- Set exercise -
Write out every line of the material as it stands, apart from the pictures.

── Dataset extract

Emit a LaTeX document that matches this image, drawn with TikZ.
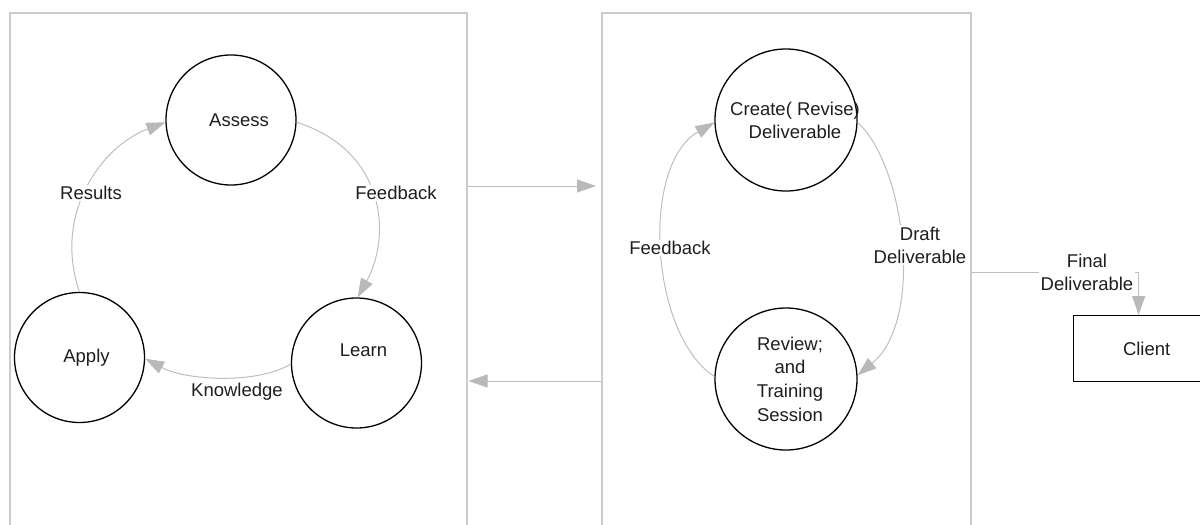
\documentclass[tikz,border=0pt]{standalone}
\usepackage{fontspec}
\setmainfont{Liberation Sans}
\usetikzlibrary{arrows.meta}
\definecolor{lgray}{RGB}{190,190,190}
\definecolor{agray}{RGB}{185,185,185}
\definecolor{pgray}{RGB}{204,204,204}
\definecolor{txt}{RGB}{30,30,30}
\begin{document}
\begin{tikzpicture}[x=1pt,y=-1pt,
  font=\fontsize{18.5}{23}\selectfont, text=txt,
  panel/.style={draw=pgray, line width=1.5pt, inner sep=0pt, anchor=north west},
  circ/.style={draw=black, line width=1.3pt, circle, minimum size=#1, inner sep=0pt},
  conn/.style={draw=lgray, line width=1pt, -{Triangle[length=19pt,width=13pt,color=agray,fill=agray]}},
  lbl/.style={fill=white, inner sep=1.5pt, align=center},
  boxnode/.style={draw=black, line width=1.3pt, inner sep=0pt, anchor=north west}
  ]
\useasboundingbox (0,0) rectangle (1200,525);
\clip (0,0) rectangle (1200,525);
% panels
\node[panel, minimum width=457pt, minimum height=560pt] (lpanel) at (9,12) {};
\node[panel, minimum width=369pt, minimum height=560pt] (rpanel) at (601,12) {};
% left cycle
\node[circ=130pt] (assess) at (231,120) {\hspace*{16pt}Assess};
\node[circ=130pt, text height=13pt, text depth=26pt] (learn) at (356.5,363) {\hspace*{14pt}Learn};
\node[circ=130pt] (apply) at (79.5,357.5) {\hspace*{14pt}Apply};
% right cycle
\node[circ=142pt, align=center] (create) at (786,120)
  {\makebox[0pt]{\hspace*{18pt}Create( Revise)}\\\makebox[0pt]{\hspace*{18pt}Deliverable}};
\node[circ=142pt, align=center, font=\fontsize{18.5}{23.6}\selectfont] (review) at (786,379)
  {\makebox[0pt]{\hspace*{8pt}Review;}\\\makebox[0pt]{\hspace*{8pt}and}\\\makebox[0pt]{\hspace*{8pt}Training}\\\makebox[0pt]{\hspace*{8pt}Session}};
% client
\node[boxnode, minimum width=130pt, minimum height=66pt] (client) at (1073,315) {\hspace*{16pt}Client};
% connectors
\draw[conn] (apply.90) .. controls (53,215) and (100,147) .. (assess.182);
\draw[conn] (assess.-2) .. controls (385,150) and (392,235) .. (learn.89);
\draw[conn] (learn.181) .. controls (255,385) and (185,380) .. (apply.359);
\draw[conn] (create.-2) .. controls (905,165) and (925,320) .. (review.3);
\draw[conn] (review.178) .. controls (650,335) and (640,165) .. (create.182);
\draw[conn, shorten >=5pt] (lpanel.east |- 0,186) -- (rpanel.west |- 0,186);
\draw[conn, shorten >=1pt] (rpanel.west |- 0,381) -- (lpanel.east |- 0,381);
\draw[conn] (rpanel.east |- 0,272) -| (client.north);
% labels
\node[lbl] (lres) at (91,193) {Results};
\node[lbl] (lfb1) at (396,193) {Feedback};
\node[lbl] (lkn) at (237,392) {Knowledge};
\node[lbl] (lfb2) at (670,248) {Feedback};
\node[lbl] (ldraft) at (920,245) {Draft\\Deliverable};
\node[lbl] (lfinal) at (1087,272) {Final\\Deliverable};
\end{tikzpicture}
\end{document}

────

- Result of this exercise -
Emit a LaTeX document that matches this image, drawn with TikZ.
\documentclass[tikz,border=0pt]{standalone}
\usepackage{fontspec}
\setmainfont{Liberation Sans}
\usetikzlibrary{arrows.meta}
\definecolor{lgray}{RGB}{190,190,190}
\definecolor{agray}{RGB}{185,185,185}
\definecolor{pgray}{RGB}{204,204,204}
\definecolor{txt}{RGB}{30,30,30}
\begin{document}
\begin{tikzpicture}[x=1pt,y=-1pt,
  font=\fontsize{18.5}{23}\selectfont, text=txt,
  panel/.style={draw=pgray, line width=1.5pt, inner sep=0pt, anchor=north west},
  circ/.style={draw=black, line width=1.3pt, circle, minimum size=#1, inner sep=0pt},
  conn/.style={draw=lgray, line width=1pt, -{Triangle[length=19pt,width=13pt,color=agray,fill=agray]}},
  lbl/.style={fill=white, inner sep=1.5pt, align=center},
  boxnode/.style={draw=black, line width=1.3pt, inner sep=0pt, anchor=north west}
  ]
\useasboundingbox (0,0) rectangle (1200,525);
\clip (0,0) rectangle (1200,525);
% panels
\node[panel, minimum width=457pt, minimum height=560pt] (lpanel) at (9,12) {};
\node[panel, minimum width=369pt, minimum height=560pt] (rpanel) at (601,12) {};
% left cycle
\node[circ=130pt] (assess) at (231,120) {\hspace*{16pt}Assess};
\node[circ=130pt, text height=13pt, text depth=26pt] (learn) at (356.5,363) {\hspace*{14pt}Learn};
\node[circ=130pt] (apply) at (79.5,357.5) {\hspace*{14pt}Apply};
% right cycle
\node[circ=142pt, align=center] (create) at (786,120)
  {\makebox[0pt]{\hspace*{18pt}Create( Revise)}\\\makebox[0pt]{\hspace*{18pt}Deliverable}};
\node[circ=142pt, align=center, font=\fontsize{18.5}{23.6}\selectfont] (review) at (786,379)
  {\makebox[0pt]{\hspace*{8pt}Review;}\\\makebox[0pt]{\hspace*{8pt}and}\\\makebox[0pt]{\hspace*{8pt}Training}\\\makebox[0pt]{\hspace*{8pt}Session}};
% client
\node[boxnode, minimum width=130pt, minimum height=66pt] (client) at (1073,315) {\hspace*{16pt}Client};
% connectors
\draw[conn] (apply.90) .. controls (53,215) and (100,147) .. (assess.182);
\draw[conn] (assess.-2) .. controls (385,150) and (392,235) .. (learn.89);
\draw[conn] (learn.181) .. controls (255,385) and (185,380) .. (apply.359);
\draw[conn] (create.-2) .. controls (905,165) and (925,320) .. (review.3);
\draw[conn] (review.178) .. controls (650,335) and (640,165) .. (create.182);
\draw[conn, shorten >=5pt] (lpanel.east |- 0,186) -- (rpanel.west |- 0,186);
\draw[conn, shorten >=1pt] (rpanel.west |- 0,381) -- (lpanel.east |- 0,381);
\draw[conn] (rpanel.east |- 0,272) -| (client.north);
% labels
\node[lbl] (lres) at (91,193) {Results};
\node[lbl] (lfb1) at (396,193) {Feedback};
\node[lbl] (lkn) at (237,392) {Knowledge};
\node[lbl] (lfb2) at (670,248) {Feedback};
\node[lbl] (ldraft) at (920,245) {Draft\\Deliverable};
\node[lbl] (lfinal) at (1087,272) {Final\\Deliverable};
\end{tikzpicture}
\end{document}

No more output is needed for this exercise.